(a) Calculate the relativistic quantity \(\gamma {\rm{ = }}\frac{{\rm{1}}}{{\sqrt {{\rm{1 - }}{{\rm{v}}^{\rm{2}}}{\rm{/}}{{\rm{c}}^{\rm{2}}}} }}\) for \({\rm{1}}{\rm{.00 - TeV}}\) protons produced at Fermilab.

(b) If such a proton created a \({\pi ^{\rm{ + }}}\) having the same speed, how long would its life be in the laboratory?

(c) How far could it travel in this time?

The relativistic quantity\(\gamma \)is given by,

\(\gamma = \frac{E}{{m{c^2}}}\)

Here\(\gamma \)is relativistic quantity,\(E\) is the energy,\(m\)is the mass of proton,\(c\)is the speed of the light.

(a)

The relativistic quantity \(\gamma \) is given in terms of the proton's energy, mass and the speed of light by the relation: \(E = \gamma m{c^2}\).
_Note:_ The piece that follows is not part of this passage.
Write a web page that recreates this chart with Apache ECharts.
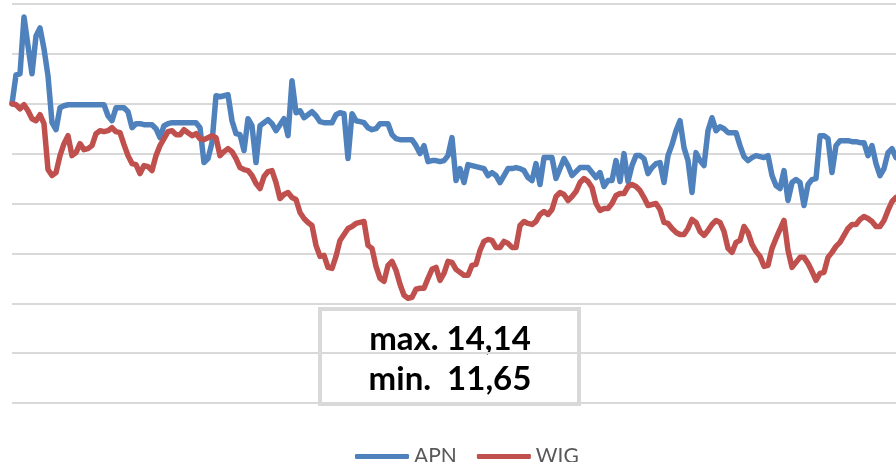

Solve this equation for \(\gamma \), giving that the mass of the proton is \(m = 1.67 \times {1^{ - 27}}{\rm{ kg}}\).

\(\begin{aligned}{}\gamma &= \frac{E}{{m{c^2}}}\\ &= \frac{{{\rm{1}}{\rm{.00TeV \times 1}}{\rm{.60 \times 1}}{{\rm{0}}^{{\rm{ - 7}}}}{\rm{\;J/TeV}}}}{{{\rm{1}}{\rm{.67 \times 1}}{{\rm{0}}^{{\rm{ - 27}}}}{\rm{\;kg \times }}{{\left( {{\rm{3}}{\rm{.00 \times 1}}{{\rm{0}}^{\rm{8}}}{\rm{\;m/s}}} \right)}^{\rm{2}}}}}\\ &= {\rm{1}}{\rm{.06 \times 1}}{{\rm{0}}^{\rm{3}}}\end{aligned}\)

Therefore, the value for relativistic quantity is obtained as \(\gamma = 1.06 \times {10^3}\).

(b)

Given that the proper lifetime of \({\pi ^0}\) is \(\Delta {t_0} = 2.60 \times {10^{ - 8}}{\rm{\;s}}\), solve time dilation equation for the lifetime that would be in the laboratory given by: \(\Delta t = \gamma \Delta {t_0}\), where \(\gamma \) is the same as calculated earlier.

\(\begin{aligned}{}\Delta t &= \gamma \Delta {t_0}\\ &= 1.06 \times {10^3} \times 2.60 \times {10^{ - 8}}{\rm{\;s}}\\ &= 2.76 \times {10^{ - 5}}{\rm{\;s}}\end{aligned}\)

Therefore, the value for time is obtained as \(\Delta t = 2.76 \times {10^{ - 5}}{\rm{\;s}}\).

(c)

Solve the equation \(\gamma = \frac{1}{{\sqrt {1 - \frac{{{v^2}}}{{{c^2}}}} }}\), and then multiply this \({\rm{v}}\) by \({\rm{\Delta t}}\) to get the distance.\(\begin{aligned}{c}\gamma &= \frac{1}{{\sqrt {1 - \frac{{{v^2}}}{{{c^2}}}} }}\\v &= \sqrt {{c^2}\left( {1 - \frac{1}{{{\gamma ^2}}}} \right)} \\ &= \sqrt {{{\left( {{\rm{3}}{\rm{.00 \times 1}}{{\rm{0}}^{\rm{8}}}{\rm{\;m/s}}} \right)}^{\rm{2}}}\left( {{\rm{1 - }}\frac{{\rm{1}}}{{{{\left( {{\rm{1}}{\rm{.06 \times 1}}{{\rm{0}}^{\rm{3}}}} \right)}^{\rm{2}}}}}} \right)} \approx {\rm{c}}\end{aligned}\)

The distance is given by,

\(\begin{aligned}{}d &= c\Delta t\\ &= {\rm{3}}{\rm{.00 \times 1}}{{\rm{0}}^{\rm{8}}}{\rm{\;m/s \times 2}}{\rm{.76 \times 1}}{{\rm{0}}^{{\rm{ - 5}}}}{\rm{\;s}}\\ &= {\rm{8}}{\rm{.28 \times 1}}{{\rm{0}}^{\rm{3}}}{\rm{\;m}}\\ &= {\rm{8}}{\rm{.28\;km}}\end{aligned}\)

Therefore, the value for distance is obtained as \(d = 8.28\;{\rm{km}}\).